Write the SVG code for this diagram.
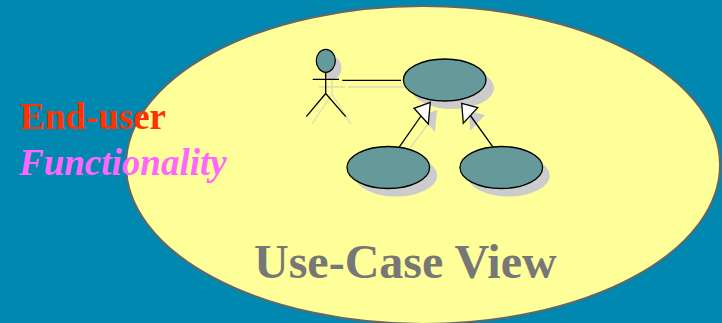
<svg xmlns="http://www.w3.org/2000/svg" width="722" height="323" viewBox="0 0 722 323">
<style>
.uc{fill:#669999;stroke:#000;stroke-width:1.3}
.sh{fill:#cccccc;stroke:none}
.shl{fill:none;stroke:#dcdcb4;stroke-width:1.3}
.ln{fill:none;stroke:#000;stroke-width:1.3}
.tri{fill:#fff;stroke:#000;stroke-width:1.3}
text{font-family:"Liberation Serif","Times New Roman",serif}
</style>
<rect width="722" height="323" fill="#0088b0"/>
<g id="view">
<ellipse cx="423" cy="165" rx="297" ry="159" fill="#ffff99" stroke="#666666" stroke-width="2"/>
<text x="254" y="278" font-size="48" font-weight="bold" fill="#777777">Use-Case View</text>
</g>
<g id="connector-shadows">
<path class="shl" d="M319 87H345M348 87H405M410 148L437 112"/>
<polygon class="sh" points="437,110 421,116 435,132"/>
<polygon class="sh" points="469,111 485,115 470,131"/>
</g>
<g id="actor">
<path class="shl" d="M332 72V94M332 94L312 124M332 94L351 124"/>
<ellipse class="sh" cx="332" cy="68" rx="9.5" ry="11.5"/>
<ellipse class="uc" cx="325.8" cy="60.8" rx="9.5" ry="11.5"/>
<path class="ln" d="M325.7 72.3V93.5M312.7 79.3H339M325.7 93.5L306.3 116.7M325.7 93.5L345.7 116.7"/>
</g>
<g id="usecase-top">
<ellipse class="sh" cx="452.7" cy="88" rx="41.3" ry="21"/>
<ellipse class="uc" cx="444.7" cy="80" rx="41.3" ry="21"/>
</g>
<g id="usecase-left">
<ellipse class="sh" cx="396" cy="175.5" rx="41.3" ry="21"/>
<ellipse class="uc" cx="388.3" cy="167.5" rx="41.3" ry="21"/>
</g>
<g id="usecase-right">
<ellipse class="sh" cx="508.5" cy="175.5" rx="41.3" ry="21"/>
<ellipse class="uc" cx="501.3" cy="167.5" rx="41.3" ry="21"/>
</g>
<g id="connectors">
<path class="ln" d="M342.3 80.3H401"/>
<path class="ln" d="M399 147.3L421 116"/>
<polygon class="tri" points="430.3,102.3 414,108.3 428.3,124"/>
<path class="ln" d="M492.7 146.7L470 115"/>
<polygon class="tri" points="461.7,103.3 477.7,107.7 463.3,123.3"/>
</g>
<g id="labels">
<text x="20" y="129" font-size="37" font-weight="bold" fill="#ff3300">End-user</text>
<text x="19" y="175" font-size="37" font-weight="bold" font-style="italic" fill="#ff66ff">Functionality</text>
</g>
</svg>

[Task goal]:
Repeat the listing verbatim. Skip the pictures.

[Result below]:
Write the SVG code for this diagram.
<svg xmlns="http://www.w3.org/2000/svg" width="722" height="323" viewBox="0 0 722 323">
<style>
.uc{fill:#669999;stroke:#000;stroke-width:1.3}
.sh{fill:#cccccc;stroke:none}
.shl{fill:none;stroke:#dcdcb4;stroke-width:1.3}
.ln{fill:none;stroke:#000;stroke-width:1.3}
.tri{fill:#fff;stroke:#000;stroke-width:1.3}
text{font-family:"Liberation Serif","Times New Roman",serif}
</style>
<rect width="722" height="323" fill="#0088b0"/>
<g id="view">
<ellipse cx="423" cy="165" rx="297" ry="159" fill="#ffff99" stroke="#666666" stroke-width="2"/>
<text x="254" y="278" font-size="48" font-weight="bold" fill="#777777">Use-Case View</text>
</g>
<g id="connector-shadows">
<path class="shl" d="M319 87H345M348 87H405M410 148L437 112"/>
<polygon class="sh" points="437,110 421,116 435,132"/>
<polygon class="sh" points="469,111 485,115 470,131"/>
</g>
<g id="actor">
<path class="shl" d="M332 72V94M332 94L312 124M332 94L351 124"/>
<ellipse class="sh" cx="332" cy="68" rx="9.5" ry="11.5"/>
<ellipse class="uc" cx="325.8" cy="60.8" rx="9.5" ry="11.5"/>
<path class="ln" d="M325.7 72.3V93.5M312.7 79.3H339M325.7 93.5L306.3 116.7M325.7 93.5L345.7 116.7"/>
</g>
<g id="usecase-top">
<ellipse class="sh" cx="452.7" cy="88" rx="41.3" ry="21"/>
<ellipse class="uc" cx="444.7" cy="80" rx="41.3" ry="21"/>
</g>
<g id="usecase-left">
<ellipse class="sh" cx="396" cy="175.5" rx="41.3" ry="21"/>
<ellipse class="uc" cx="388.3" cy="167.5" rx="41.3" ry="21"/>
</g>
<g id="usecase-right">
<ellipse class="sh" cx="508.5" cy="175.5" rx="41.3" ry="21"/>
<ellipse class="uc" cx="501.3" cy="167.5" rx="41.3" ry="21"/>
</g>
<g id="connectors">
<path class="ln" d="M342.3 80.3H401"/>
<path class="ln" d="M399 147.3L421 116"/>
<polygon class="tri" points="430.3,102.3 414,108.3 428.3,124"/>
<path class="ln" d="M492.7 146.7L470 115"/>
<polygon class="tri" points="461.7,103.3 477.7,107.7 463.3,123.3"/>
</g>
<g id="labels">
<text x="20" y="129" font-size="37" font-weight="bold" fill="#ff3300">End-user</text>
<text x="19" y="175" font-size="37" font-weight="bold" font-style="italic" fill="#ff66ff">Functionality</text>
</g>
</svg>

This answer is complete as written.